Das weitaus bekannteste episodische Schwindelsyndrom ist der M. Menière mit der Trias aus Drehschwindel, Hörverlust und Tinnitus. Die Attacken dauern zwischen 20 Minuten und 12 Stunden an. Initial sind monosymptomatische Attacken möglich.Die Prävalenz beträgt 34–190/100000 Personen. Ein endolymphatischer Hydrops wird als ursächlich für die Attacken angenommen, der sich allerdings auch teilweise bei der vestibulären Migräne findet, sodass Overlap-Syndrome wahrscheinlich sind.34–36Eine nachgewiesenermassen effektive Therapie existiert bisher nicht. Zumeist erfolgt die orale Gabe von Betahistin. Des Weiteren werden intratympanale Steroidapplikationen durchgeführt und als Ultima Ratio die Labyrinthektomie.37,38
Chronischer unsystematischer Schwindel
Vor allem bei älteren Menschen mit Schwindelbeschwerden ist die Ursache oftmals multifaktoriell bzw. multisensorisch. Neben dem normalen Alterungsprozess kommt es im Alter durch häufige oder lange bestehende Erkrankungen zu einer Einschränkung verschiedener Sinnesmodalitäten. Als eine der häufigsten Erkrankungen von alten Menschen führt der Diabetes in vielen Fällen zu einer Polyneuropathie und somit eingeschränkter Propriozeption. Zudem bestehen bei diesen Patienten oftmals Visusstörungen und eine altersbedingt verminderte Funktion der Gleichgewichtsorgane. Wenn zu dieser Konstellation eine Störung der zentralen Integration der Sinnesreize oder eine leichte cerebelläre Störung hinzukommt, kann dies zu einer, vor allem beim Stehen und Gehen auftretenden räumlichen Orientierungsstörung führen, die häufig als anhaltende Schwindelsensation berichtet wird. Patienten mit einer vaskulären Enzephalopathie berichten zudem häufig von diffusem, anhaltendem Schwindel.39 Die Therapie besteht aus intensiver Physiotherapie und Massnahmen zur Sturzprophylaxe.
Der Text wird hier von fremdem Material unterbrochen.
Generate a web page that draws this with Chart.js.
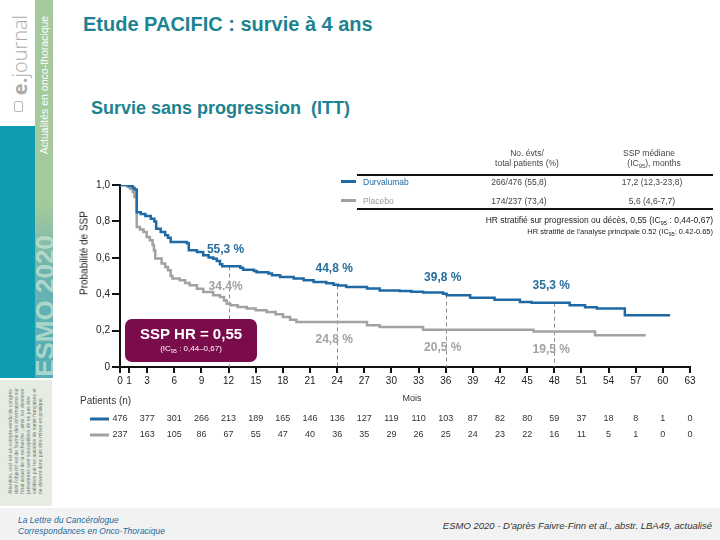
<!DOCTYPE html>
<html lang="fr">
<head>
<meta charset="utf-8">
<title>Etude PACIFIC : survie à 4 ans</title>
<script src="https://cdn.jsdelivr.net/npm/chart.js@4"></script>
<style>
  html, body { margin: 0; padding: 0; }
  body { width: 720px; height: 540px; position: relative; overflow: hidden; background: #fff;
         font-family: "Liberation Sans", Arial, sans-serif; }
  #chart { position: absolute; left: 0; top: 0; }
  .abs { position: absolute; white-space: nowrap; }
  .c { transform: translate(-50%, -50%); }
  .l { transform: translate(0, -50%); }
  .r { transform: translate(-100%, -50%); }
  .rot { transform: translate(-50%, -50%) rotate(-90deg); }
  .tbl { font-size: 8.5px; color: #444; }
  sub { font-size: 70%; vertical-align: -2px; line-height: 0; }
</style>
</head>
<body>
<!-- ── Bandeau latéral ── -->
<div class="abs" style="left:0;top:126px;width:35px;height:252px;background:#0e9cb1"></div>
<div class="abs" style="left:35px;top:0;width:18px;height:378px;background:linear-gradient(#a4c99d 0px, #a4c99d 205px, #6bb3b0 275px, #55acb5 378px)"></div>
<div class="abs rot" style="left:19px;top:55px;font-size:20px;color:#ababab;font-family:'Open Sans','Liberation Sans',sans-serif"><b>e.</b><span style="font-weight:300">journal</span></div>
<div class="abs" style="left:14px;top:101px;width:9px;height:11px;border:1px solid #b5b5b5;border-radius:2px;box-sizing:border-box"></div>
<div class="abs rot" style="left:44px;top:85px;font-size:10.5px;color:#fff">Actualités en onco-thoracique</div>
<div class="abs" style="left:35px;top:220px;width:18px;height:158px;overflow:hidden">
  <div class="abs" style="left:10px;top:86px;transform:translate(-50%,-50%) rotate(-90deg);font-size:26px;font-weight:bold;color:rgba(205,232,214,0.7)">ESMO 2020</div>
</div>
<div class="abs" style="left:0;top:380px;width:52px;height:126px;background:#e5ece2"></div>
<div class="abs rot" style="left:25px;top:440px;font-size:5px;line-height:6px;color:#777;white-space:normal;width:108px">
Attention, ceci est un compte-rendu de congrès dont l'objectif est de fournir des informations sur l'état actuel de la recherche ; ainsi, les données présentées sont susceptibles de ne pas être validées par les autorités de santé françaises et ne doivent donc pas être mises en pratique.
</div>

<!-- ── Titres ── -->
<div class="abs l" style="left:83px;top:24px;font-size:20px;font-weight:bold;color:#1c8391">Etude PACIFIC : survie à 4 ans</div>
<div class="abs l" style="left:91px;top:108px;font-size:18px;font-weight:bold;color:#1c8391">Survie sans progression&nbsp; (ITT)</div>

<canvas id="chart" width="720" height="540"></canvas>

<!-- ── Tableau légende ── -->
<div class="abs c tbl" style="left:527px;top:153px">No. évts/</div>
<div class="abs c tbl" style="left:527px;top:163px">total patients (%)</div>
<div class="abs c tbl" style="left:649px;top:153px">SSP médiane</div>
<div class="abs c tbl" style="left:654px;top:163px">(IC<sub>95</sub>), months</div>
<div class="abs" style="left:357px;top:174px;width:356px;height:2px;background:#111"></div>
<div class="abs" style="left:341px;top:180px;width:15px;height:3px;background:#1f6aa5"></div>
<div class="abs l tbl" style="left:363px;top:182px;color:#1f6aa5">Durvalumab</div>
<div class="abs c tbl" style="left:519px;top:182px">266/476 (55,8)</div>
<div class="abs c tbl" style="left:652px;top:182px">17,2 (12,3-23,8)</div>
<div class="abs" style="left:341px;top:199px;width:15px;height:3px;background:#a0a0a0"></div>
<div class="abs l tbl" style="left:363px;top:201px;color:#999">Placebo</div>
<div class="abs c tbl" style="left:519px;top:201px">174/237 (73,4)</div>
<div class="abs c tbl" style="left:652px;top:201px">5,6 (4,6-7,7)</div>
<div class="abs" style="left:357px;top:208px;width:356px;height:2px;background:#111"></div>
<div class="abs r tbl" style="left:713px;top:220px;color:#222">HR stratifié sur progression ou décès, 0,55 (IC<sub>95</sub> : 0,44-0,67)</div>
<div class="abs r tbl" style="left:713px;top:231px;font-size:7.5px;color:#222">HR stratifié de l'analyse principale 0.52 (IC<sub>95</sub>: 0.42-0.65)</div>

<!-- ── Axes ── -->
<div class="abs rot" style="left:84px;top:253px;font-size:10px;color:#222">Probabilité de SSP</div>
<div class="abs c" style="left:412px;top:398px;font-size:9px;color:#333">Mois</div>
<div class="abs l" style="left:80px;top:400px;font-size:10px;color:#333">Patients (n)</div>

<!-- ── Pied de page ── -->
<div class="abs" style="left:0;top:508px;width:720px;height:32px;background:#f2f2f2"></div>
<div class="abs l" style="left:18px;top:520px;font-size:8.5px;font-style:italic;color:#1c6aa0">La Lettre du Cancérologue</div>
<div class="abs l" style="left:18px;top:531px;font-size:8.5px;font-style:italic;color:#1c6aa0">Correspondances en Onco-Thoracique</div>
<div class="abs r" style="left:712px;top:525px;font-size:9.5px;font-style:italic;color:#333">ESMO 2020 - D'après Faivre-Finn et al., abstr. LBA49, actualisé</div>

<script>
// ── Données ──
const xTicks = [0, 1, 3, 6, 9, 12, 15, 18, 21, 24, 27, 30, 33, 36, 39, 42, 45, 48, 51, 54, 57, 60, 63];
const yTicks = [0, 0.2, 0.4, 0.6, 0.8, 1.0];

// Courbes de Kaplan-Meier (mois, probabilité)
const durvaT = [0, 1.0, 1.4, 1.6, 1.85, 2.3, 2.8, 3.4, 3.8, 4.0, 4.5, 5.0, 5.3, 5.6, 7.4, 7.6, 8.5, 9.2, 9.8, 10.3, 10.7, 11.05, 11.3,
                13.3, 13.6, 14.8, 15.1, 16.4, 16.8, 17.7, 19.2, 20.3, 21.4, 22.8, 23.6, 24.1, 25.0, 27.3, 28.7, 30.9, 32.2,
                33.5, 35.7, 36.1, 38.7, 41.4, 44.2, 45.5, 49.7, 51.4, 52.7, 55.8, 60.8];
const durvaS = [1.0, 0.995, 0.985, 0.975, 0.85, 0.84, 0.83, 0.815, 0.80, 0.76, 0.742, 0.724, 0.71, 0.687, 0.68, 0.641, 0.632, 0.614, 0.601, 0.595, 0.583, 0.564, 0.553,
                0.545, 0.535, 0.528, 0.52, 0.514, 0.504, 0.495, 0.486, 0.477, 0.467, 0.46, 0.452, 0.448, 0.44, 0.431, 0.421, 0.418, 0.414,
                0.41, 0.403, 0.394, 0.381, 0.37, 0.357, 0.353, 0.339, 0.328, 0.321, 0.284, 0.284];

const placeboT = [0, 0.8, 1.1, 1.4, 1.6, 1.85, 2.2, 2.6, 2.95, 3.3, 3.6, 3.75, 3.9, 4.6, 5.0, 5.3, 5.6, 5.8, 6.6, 7.2, 7.7, 8.5, 9.2,
                  10.3, 11.05, 11.5, 11.8, 12.2, 13.0, 14.0, 15.0, 16.2, 17.2, 18.0, 18.8, 19.5, 27.3, 28.7, 33.5, 45.7, 52.5, 58.1];
const placeboS = [1.0, 0.99, 0.98, 0.962, 0.934, 0.769, 0.755, 0.742, 0.714, 0.696, 0.67, 0.64, 0.596, 0.568, 0.55, 0.531, 0.50, 0.486, 0.476, 0.462, 0.449, 0.43, 0.412,
                  0.394, 0.385, 0.365, 0.348, 0.339, 0.33, 0.321, 0.312, 0.302, 0.29, 0.275, 0.26, 0.247, 0.229, 0.22, 0.205, 0.195, 0.174, 0.174];

// Repères à 1, 2, 3 et 4 ans
const landmarkMonths = [12, 24, 36, 48];
const durvaLandmark = [55.3, 44.8, 39.8, 35.3];
const placeboLandmark = [34.4, 24.8, 20.5, 19.5];
const durvaLandmarkText = ['55,3 %', '44,8 %', '39,8 %', '35,3 %'];
const placeboLandmarkText = ['34.4%', '24,8 %', '20,5 %', '19,5 %'];

// Patients à risque
const riskMonths = [0, 3, 6, 9, 12, 15, 18, 21, 24, 27, 30, 33, 36, 39, 42, 45, 48, 51, 54, 57, 60, 63];
const riskDurva = [476, 377, 301, 266, 213, 189, 165, 146, 136, 127, 119, 110, 103, 87, 82, 80, 59, 37, 18, 8, 1, 0];
const riskPlacebo = [237, 163, 105, 86, 67, 55, 47, 40, 36, 35, 29, 26, 25, 24, 23, 22, 16, 11, 5, 1, 0, 0];

const BLUE = '#1f6aa5';
const GREY = '#a2a2a2';
const FONT = '"Liberation Sans", Arial, sans-serif';

// ── Annotations ──
const overlay = {
    id: 'overlay',
    beforeDatasetsDraw(chart) {
        const { ctx, chartArea, scales: { x, y } } = chart;
        ctx.save();
        ctx.strokeStyle = '#8a8a8a';
        ctx.lineWidth = 1;
        ctx.setLineDash([4, 3]);
        landmarkMonths.forEach((m, i) => {
            const px = Math.round(x.getPixelForValue(m)) + 0.5;
            ctx.beginPath();
            ctx.moveTo(px, y.getPixelForValue(durvaLandmark[i] / 100));
            ctx.lineTo(px, chartArea.bottom);
            ctx.stroke();
        });
        ctx.restore();
    },
    afterDatasetsDraw(chart) {
        const { ctx, scales: { x, y } } = chart;
        ctx.save();
        ctx.textAlign = 'center';
        ctx.textBaseline = 'middle';
        ctx.font = 'bold 12px ' + FONT;
        landmarkMonths.forEach((m, i) => {
            const px = x.getPixelForValue(m) - 3;
            ctx.fillStyle = '#276d9e';
            ctx.fillText(durvaLandmarkText[i], px, y.getPixelForValue(durvaLandmark[i] / 100) - 17);
            ctx.fillStyle = GREY;
            const off = i === 0 ? -18 : 18;
            ctx.fillText(placeboLandmarkText[i], px, y.getPixelForValue(placeboLandmark[i] / 100) + off);
        });

        // encadré HR
        ctx.fillStyle = '#7a0c4c';
        ctx.beginPath();
        ctx.roundRect(125, 319, 132, 43, 7);
        ctx.fill();
        ctx.fillStyle = '#fff';
        ctx.font = 'bold 15px ' + FONT;
        ctx.fillText('SSP HR = 0,55', 191, 335);
        const a = '(IC', b = '95', c = ' : 0,44\u20130,67)';
        ctx.font = '8px ' + FONT;
        const wa = ctx.measureText(a).width, wc = ctx.measureText(c).width;
        ctx.font = '5.5px ' + FONT;
        const wb = ctx.measureText(b).width;
        let sx = 191 - (wa + wb + wc) / 2;
        ctx.textAlign = 'left';
        ctx.font = '8px ' + FONT;
        ctx.fillText(a, sx, 349);
        ctx.font = '5.5px ' + FONT;
        ctx.fillText(b, sx + wa, 351);
        ctx.font = '8px ' + FONT;
        ctx.fillText(c, sx + wa + wb, 349);
        ctx.restore();
    },
    afterDraw(chart) {
        const { ctx, scales: { x } } = chart;
        ctx.save();
        ctx.lineWidth = 3;
        ctx.strokeStyle = BLUE;
        ctx.beginPath(); ctx.moveTo(90, 419); ctx.lineTo(109, 419); ctx.stroke();
        ctx.strokeStyle = GREY;
        ctx.beginPath(); ctx.moveTo(90, 435); ctx.lineTo(109, 435); ctx.stroke();
        ctx.fillStyle = '#333';
        ctx.font = '9px ' + FONT;
        ctx.textAlign = 'center';
        ctx.textBaseline = 'middle';
        riskMonths.forEach((m, i) => {
            const px = x.getPixelForValue(m);
            ctx.fillText(String(riskDurva[i]), px, 419);
            ctx.fillText(String(riskPlacebo[i]), px, 435);
        });
        ctx.restore();
    }
};

// ── Graphique ──
new Chart(document.getElementById('chart'), {
    type: 'line',
    data: {
        datasets: [
            {
                label: 'Durvalumab',
                data: durvaT.map((t, i) => ({ x: t, y: durvaS[i] })),
                borderColor: BLUE, borderWidth: 2.5, stepped: 'before',
                pointRadius: 0, fill: false
            },
            {
                label: 'Placebo',
                data: placeboT.map((t, i) => ({ x: t, y: placeboS[i] })),
                borderColor: GREY, borderWidth: 2.5, stepped: 'before',
                pointRadius: 0, fill: false
            }
        ]
    },
    options: {
        responsive: false,
        animation: false,
        layout: { padding: { left: 78, top: 185, right: 30, bottom: 0 } },
        plugins: { legend: { display: false }, tooltip: { enabled: false } },
        scales: {
            x: {
                type: 'linear', min: 0, max: 63,
                afterBuildTicks: s => { s.ticks = xTicks.map(v => ({ value: v })); },
                afterFit: s => { s.height = 173; },
                ticks: { autoSkip: false, maxRotation: 0, padding: 2, color: '#222', font: { size: 10, family: FONT } },
                grid: { drawOnChartArea: false, tickLength: 6, color: '#111', lineWidth: 2 },
                border: { color: '#111', width: 2 }
            },
            y: {
                min: 0, max: 1,
                afterBuildTicks: s => { s.ticks = yTicks.map(v => ({ value: v })); },
                afterFit: s => { s.width = 42; },
                ticks: {
                    padding: 2, color: '#222', font: { size: 10, family: FONT },
                    callback: v => v === 0 ? '0' : v.toFixed(1).replace('.', ',')
                },
                grid: { drawOnChartArea: false, tickLength: 8, color: '#111', lineWidth: 2 },
                border: { color: '#111', width: 2 }
            }
        }
    },
    plugins: [overlay]
});
</script>
</body>
</html>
Insbesondere bei älteren Patienten mit diffusen, anhaltenden Schwindelbeschwerden lohnt es sich, nach einem BPLS zu suchen (s.o.).40 Die anhaltenden Schwindelbeschwerden dieser Patienten erklären sich möglicherweise durch rezidivierende vestibuläre Irritationen durch den BPLS, die von den Patienten nicht oder kaum wahrgenommen werden und wie oben erwähnt zu einem vorübergehenden, anhaltenden Unsicherheitsgefühl bezüglich der eigenen Körperbalance führen können.
Als Folge von Störungen des vestibulären Systems, z.B. der akuten peripheren Vestibulopathie, des BPLS, aber auch nach anderen Erkrankungen, kann es zu anhaltendem, fluktuierendem Schwankschwindel kommen, der sich vor allem beim Stehen und Gehen verstärkt. Für diese funktionelle Störung wurde 2017 der Begriff der «persistent postural perceptual dizziness» (PPPD) definiert.41 Diese Störung ist weit verbreitet und wurde seit Mitte der 1980er-Jahre im deutschsprachigen Raum als phobischer Schwankschwindel bezeichnet.42 Wie bei der vestibulären Migräne handelt es sich hierbei um eine Ausschlussdiagnose.